→ **SUPPLIED INFORMATION**
START
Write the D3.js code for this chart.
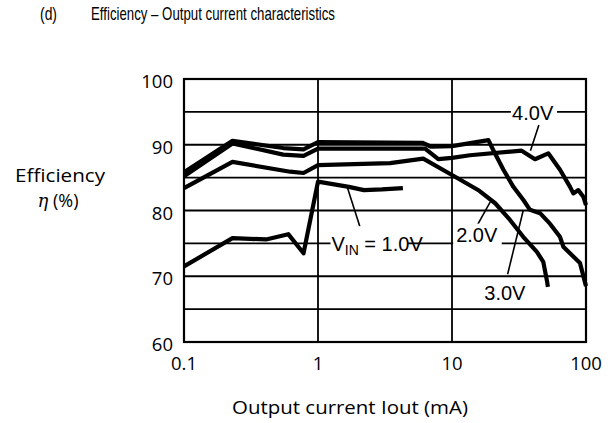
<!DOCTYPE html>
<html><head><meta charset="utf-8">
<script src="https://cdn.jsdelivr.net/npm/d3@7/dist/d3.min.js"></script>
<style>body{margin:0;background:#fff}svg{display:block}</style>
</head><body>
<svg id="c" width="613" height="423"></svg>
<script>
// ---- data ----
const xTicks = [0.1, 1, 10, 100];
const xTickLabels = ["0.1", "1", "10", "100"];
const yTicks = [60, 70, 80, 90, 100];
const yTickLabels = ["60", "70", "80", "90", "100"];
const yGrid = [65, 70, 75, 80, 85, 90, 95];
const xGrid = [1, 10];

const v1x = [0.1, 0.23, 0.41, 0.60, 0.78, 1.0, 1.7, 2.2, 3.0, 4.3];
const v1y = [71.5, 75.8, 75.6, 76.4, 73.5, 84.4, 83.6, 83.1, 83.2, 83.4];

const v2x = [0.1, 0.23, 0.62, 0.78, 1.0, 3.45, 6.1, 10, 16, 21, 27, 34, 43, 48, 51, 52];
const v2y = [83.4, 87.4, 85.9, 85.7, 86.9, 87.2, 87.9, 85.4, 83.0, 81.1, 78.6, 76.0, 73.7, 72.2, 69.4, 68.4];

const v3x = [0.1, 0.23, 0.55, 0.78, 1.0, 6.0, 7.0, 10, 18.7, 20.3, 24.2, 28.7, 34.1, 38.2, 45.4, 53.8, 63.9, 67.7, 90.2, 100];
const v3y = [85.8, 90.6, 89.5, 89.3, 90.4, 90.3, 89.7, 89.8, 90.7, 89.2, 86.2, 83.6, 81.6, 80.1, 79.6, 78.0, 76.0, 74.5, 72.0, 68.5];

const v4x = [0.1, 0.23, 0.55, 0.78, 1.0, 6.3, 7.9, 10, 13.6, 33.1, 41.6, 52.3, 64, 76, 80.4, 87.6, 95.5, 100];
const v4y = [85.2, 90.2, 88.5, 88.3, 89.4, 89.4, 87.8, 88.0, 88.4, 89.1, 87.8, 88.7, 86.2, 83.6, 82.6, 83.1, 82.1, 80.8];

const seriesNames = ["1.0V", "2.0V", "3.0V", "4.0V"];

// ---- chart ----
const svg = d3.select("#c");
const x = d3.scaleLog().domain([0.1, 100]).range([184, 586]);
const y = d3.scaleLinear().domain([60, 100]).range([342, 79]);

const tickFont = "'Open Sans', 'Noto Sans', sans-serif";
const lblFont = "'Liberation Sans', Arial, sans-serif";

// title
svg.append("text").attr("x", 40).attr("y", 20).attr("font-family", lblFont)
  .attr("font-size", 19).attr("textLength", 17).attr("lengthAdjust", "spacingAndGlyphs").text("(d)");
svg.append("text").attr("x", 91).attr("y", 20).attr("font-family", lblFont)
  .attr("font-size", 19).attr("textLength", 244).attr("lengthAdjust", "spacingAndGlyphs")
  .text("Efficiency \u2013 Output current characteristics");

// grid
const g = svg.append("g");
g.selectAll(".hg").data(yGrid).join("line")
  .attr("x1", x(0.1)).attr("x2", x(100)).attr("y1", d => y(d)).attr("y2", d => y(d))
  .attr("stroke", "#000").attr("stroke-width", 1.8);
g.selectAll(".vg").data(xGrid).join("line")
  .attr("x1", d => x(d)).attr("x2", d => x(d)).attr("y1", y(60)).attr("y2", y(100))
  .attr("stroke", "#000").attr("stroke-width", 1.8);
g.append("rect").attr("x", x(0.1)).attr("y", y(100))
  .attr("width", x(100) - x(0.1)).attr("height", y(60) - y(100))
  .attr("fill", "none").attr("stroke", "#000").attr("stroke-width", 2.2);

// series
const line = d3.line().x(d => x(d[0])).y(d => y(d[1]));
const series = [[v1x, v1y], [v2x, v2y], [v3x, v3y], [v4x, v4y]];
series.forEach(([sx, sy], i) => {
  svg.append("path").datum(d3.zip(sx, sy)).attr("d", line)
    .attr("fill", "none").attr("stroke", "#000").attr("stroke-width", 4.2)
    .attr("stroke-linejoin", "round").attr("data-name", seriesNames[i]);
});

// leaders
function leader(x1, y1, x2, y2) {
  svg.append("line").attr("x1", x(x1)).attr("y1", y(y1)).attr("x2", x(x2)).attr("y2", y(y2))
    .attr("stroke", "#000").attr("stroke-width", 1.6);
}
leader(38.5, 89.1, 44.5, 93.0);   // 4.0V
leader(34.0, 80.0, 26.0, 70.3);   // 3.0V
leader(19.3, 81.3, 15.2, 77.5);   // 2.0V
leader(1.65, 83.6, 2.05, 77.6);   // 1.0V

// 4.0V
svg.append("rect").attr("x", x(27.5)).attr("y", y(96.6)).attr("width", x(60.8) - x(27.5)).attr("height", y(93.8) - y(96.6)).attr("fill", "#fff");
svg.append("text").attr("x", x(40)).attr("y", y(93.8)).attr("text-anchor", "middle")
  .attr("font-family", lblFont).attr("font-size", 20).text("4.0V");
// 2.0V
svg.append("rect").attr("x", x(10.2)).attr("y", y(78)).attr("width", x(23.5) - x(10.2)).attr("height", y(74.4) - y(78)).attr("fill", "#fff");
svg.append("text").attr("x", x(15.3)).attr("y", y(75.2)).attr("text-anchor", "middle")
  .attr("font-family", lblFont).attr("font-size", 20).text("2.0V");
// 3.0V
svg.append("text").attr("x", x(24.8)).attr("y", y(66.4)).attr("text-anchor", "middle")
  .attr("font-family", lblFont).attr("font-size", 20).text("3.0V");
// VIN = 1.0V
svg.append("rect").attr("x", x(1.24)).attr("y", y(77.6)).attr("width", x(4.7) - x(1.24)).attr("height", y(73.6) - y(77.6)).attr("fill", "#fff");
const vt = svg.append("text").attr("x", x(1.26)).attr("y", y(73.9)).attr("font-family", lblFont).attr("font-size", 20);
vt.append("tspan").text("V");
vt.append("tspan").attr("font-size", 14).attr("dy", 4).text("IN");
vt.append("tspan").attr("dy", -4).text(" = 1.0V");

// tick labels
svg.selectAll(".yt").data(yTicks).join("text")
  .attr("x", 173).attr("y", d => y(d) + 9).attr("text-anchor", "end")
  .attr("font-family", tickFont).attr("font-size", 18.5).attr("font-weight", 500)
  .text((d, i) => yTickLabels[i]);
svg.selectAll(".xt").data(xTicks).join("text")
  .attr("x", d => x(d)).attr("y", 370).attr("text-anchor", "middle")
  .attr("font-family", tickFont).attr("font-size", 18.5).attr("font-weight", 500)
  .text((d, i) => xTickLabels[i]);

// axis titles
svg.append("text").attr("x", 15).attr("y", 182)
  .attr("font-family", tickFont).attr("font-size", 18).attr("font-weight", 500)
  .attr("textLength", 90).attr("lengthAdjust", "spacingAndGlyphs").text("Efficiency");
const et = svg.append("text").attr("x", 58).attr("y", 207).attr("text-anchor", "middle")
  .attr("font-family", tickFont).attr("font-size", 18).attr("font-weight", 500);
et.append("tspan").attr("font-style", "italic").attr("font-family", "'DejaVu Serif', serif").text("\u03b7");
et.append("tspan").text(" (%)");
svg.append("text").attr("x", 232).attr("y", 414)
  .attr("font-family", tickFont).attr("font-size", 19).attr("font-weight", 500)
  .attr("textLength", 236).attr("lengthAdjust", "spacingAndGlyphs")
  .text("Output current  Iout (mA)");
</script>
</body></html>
END
→ **WRITTEN REQUEST**
Exclude the images, then output the data above word for word.

→ **CORRECT OUTPUT**
Write the D3.js code for this chart.
<!DOCTYPE html>
<html><head><meta charset="utf-8">
<script src="https://cdn.jsdelivr.net/npm/d3@7/dist/d3.min.js"></script>
<style>body{margin:0;background:#fff}svg{display:block}</style>
</head><body>
<svg id="c" width="613" height="423"></svg>
<script>
// ---- data ----
const xTicks = [0.1, 1, 10, 100];
const xTickLabels = ["0.1", "1", "10", "100"];
const yTicks = [60, 70, 80, 90, 100];
const yTickLabels = ["60", "70", "80", "90", "100"];
const yGrid = [65, 70, 75, 80, 85, 90, 95];
const xGrid = [1, 10];

const v1x = [0.1, 0.23, 0.41, 0.60, 0.78, 1.0, 1.7, 2.2, 3.0, 4.3];
const v1y = [71.5, 75.8, 75.6, 76.4, 73.5, 84.4, 83.6, 83.1, 83.2, 83.4];

const v2x = [0.1, 0.23, 0.62, 0.78, 1.0, 3.45, 6.1, 10, 16, 21, 27, 34, 43, 48, 51, 52];
const v2y = [83.4, 87.4, 85.9, 85.7, 86.9, 87.2, 87.9, 85.4, 83.0, 81.1, 78.6, 76.0, 73.7, 72.2, 69.4, 68.4];

const v3x = [0.1, 0.23, 0.55, 0.78, 1.0, 6.0, 7.0, 10, 18.7, 20.3, 24.2, 28.7, 34.1, 38.2, 45.4, 53.8, 63.9, 67.7, 90.2, 100];
const v3y = [85.8, 90.6, 89.5, 89.3, 90.4, 90.3, 89.7, 89.8, 90.7, 89.2, 86.2, 83.6, 81.6, 80.1, 79.6, 78.0, 76.0, 74.5, 72.0, 68.5];

const v4x = [0.1, 0.23, 0.55, 0.78, 1.0, 6.3, 7.9, 10, 13.6, 33.1, 41.6, 52.3, 64, 76, 80.4, 87.6, 95.5, 100];
const v4y = [85.2, 90.2, 88.5, 88.3, 89.4, 89.4, 87.8, 88.0, 88.4, 89.1, 87.8, 88.7, 86.2, 83.6, 82.6, 83.1, 82.1, 80.8];

const seriesNames = ["1.0V", "2.0V", "3.0V", "4.0V"];

// ---- chart ----
const svg = d3.select("#c");
const x = d3.scaleLog().domain([0.1, 100]).range([184, 586]);
const y = d3.scaleLinear().domain([60, 100]).range([342, 79]);

const tickFont = "'Open Sans', 'Noto Sans', sans-serif";
const lblFont = "'Liberation Sans', Arial, sans-serif";

// title
svg.append("text").attr("x", 40).attr("y", 20).attr("font-family", lblFont)
  .attr("font-size", 19).attr("textLength", 17).attr("lengthAdjust", "spacingAndGlyphs").text("(d)");
svg.append("text").attr("x", 91).attr("y", 20).attr("font-family", lblFont)
  .attr("font-size", 19).attr("textLength", 244).attr("lengthAdjust", "spacingAndGlyphs")
  .text("Efficiency \u2013 Output current characteristics");

// grid
const g = svg.append("g");
g.selectAll(".hg").data(yGrid).join("line")
  .attr("x1", x(0.1)).attr("x2", x(100)).attr("y1", d => y(d)).attr("y2", d => y(d))
  .attr("stroke", "#000").attr("stroke-width", 1.8);
g.selectAll(".vg").data(xGrid).join("line")
  .attr("x1", d => x(d)).attr("x2", d => x(d)).attr("y1", y(60)).attr("y2", y(100))
  .attr("stroke", "#000").attr("stroke-width", 1.8);
g.append("rect").attr("x", x(0.1)).attr("y", y(100))
  .attr("width", x(100) - x(0.1)).attr("height", y(60) - y(100))
  .attr("fill", "none").attr("stroke", "#000").attr("stroke-width", 2.2);

// series
const line = d3.line().x(d => x(d[0])).y(d => y(d[1]));
const series = [[v1x, v1y], [v2x, v2y], [v3x, v3y], [v4x, v4y]];
series.forEach(([sx, sy], i) => {
  svg.append("path").datum(d3.zip(sx, sy)).attr("d", line)
    .attr("fill", "none").attr("stroke", "#000").attr("stroke-width", 4.2)
    .attr("stroke-linejoin", "round").attr("data-name", seriesNames[i]);
});

// leaders
function leader(x1, y1, x2, y2) {
  svg.append("line").attr("x1", x(x1)).attr("y1", y(y1)).attr("x2", x(x2)).attr("y2", y(y2))
    .attr("stroke", "#000").attr("stroke-width", 1.6);
}
leader(38.5, 89.1, 44.5, 93.0);   // 4.0V
leader(34.0, 80.0, 26.0, 70.3);   // 3.0V
leader(19.3, 81.3, 15.2, 77.5);   // 2.0V
leader(1.65, 83.6, 2.05, 77.6);   // 1.0V

// 4.0V
svg.append("rect").attr("x", x(27.5)).attr("y", y(96.6)).attr("width", x(60.8) - x(27.5)).attr("height", y(93.8) - y(96.6)).attr("fill", "#fff");
svg.append("text").attr("x", x(40)).attr("y", y(93.8)).attr("text-anchor", "middle")
  .attr("font-family", lblFont).attr("font-size", 20).text("4.0V");
// 2.0V
svg.append("rect").attr("x", x(10.2)).attr("y", y(78)).attr("width", x(23.5) - x(10.2)).attr("height", y(74.4) - y(78)).attr("fill", "#fff");
svg.append("text").attr("x", x(15.3)).attr("y", y(75.2)).attr("text-anchor", "middle")
  .attr("font-family", lblFont).attr("font-size", 20).text("2.0V");
// 3.0V
svg.append("text").attr("x", x(24.8)).attr("y", y(66.4)).attr("text-anchor", "middle")
  .attr("font-family", lblFont).attr("font-size", 20).text("3.0V");
// VIN = 1.0V
svg.append("rect").attr("x", x(1.24)).attr("y", y(77.6)).attr("width", x(4.7) - x(1.24)).attr("height", y(73.6) - y(77.6)).attr("fill", "#fff");
const vt = svg.append("text").attr("x", x(1.26)).attr("y", y(73.9)).attr("font-family", lblFont).attr("font-size", 20);
vt.append("tspan").text("V");
vt.append("tspan").attr("font-size", 14).attr("dy", 4).text("IN");
vt.append("tspan").attr("dy", -4).text(" = 1.0V");

// tick labels
svg.selectAll(".yt").data(yTicks).join("text")
  .attr("x", 173).attr("y", d => y(d) + 9).attr("text-anchor", "end")
  .attr("font-family", tickFont).attr("font-size", 18.5).attr("font-weight", 500)
  .text((d, i) => yTickLabels[i]);
svg.selectAll(".xt").data(xTicks).join("text")
  .attr("x", d => x(d)).attr("y", 370).attr("text-anchor", "middle")
  .attr("font-family", tickFont).attr("font-size", 18.5).attr("font-weight", 500)
  .text((d, i) => xTickLabels[i]);

// axis titles
svg.append("text").attr("x", 15).attr("y", 182)
  .attr("font-family", tickFont).attr("font-size", 18).attr("font-weight", 500)
  .attr("textLength", 90).attr("lengthAdjust", "spacingAndGlyphs").text("Efficiency");
const et = svg.append("text").attr("x", 58).attr("y", 207).attr("text-anchor", "middle")
  .attr("font-family", tickFont).attr("font-size", 18).attr("font-weight", 500);
et.append("tspan").attr("font-style", "italic").attr("font-family", "'DejaVu Serif', serif").text("\u03b7");
et.append("tspan").text(" (%)");
svg.append("text").attr("x", 232).attr("y", 414)
  .attr("font-family", tickFont).attr("font-size", 19).attr("font-weight", 500)
  .attr("textLength", 236).attr("lengthAdjust", "spacingAndGlyphs")
  .text("Output current  Iout (mA)");
</script>
</body></html>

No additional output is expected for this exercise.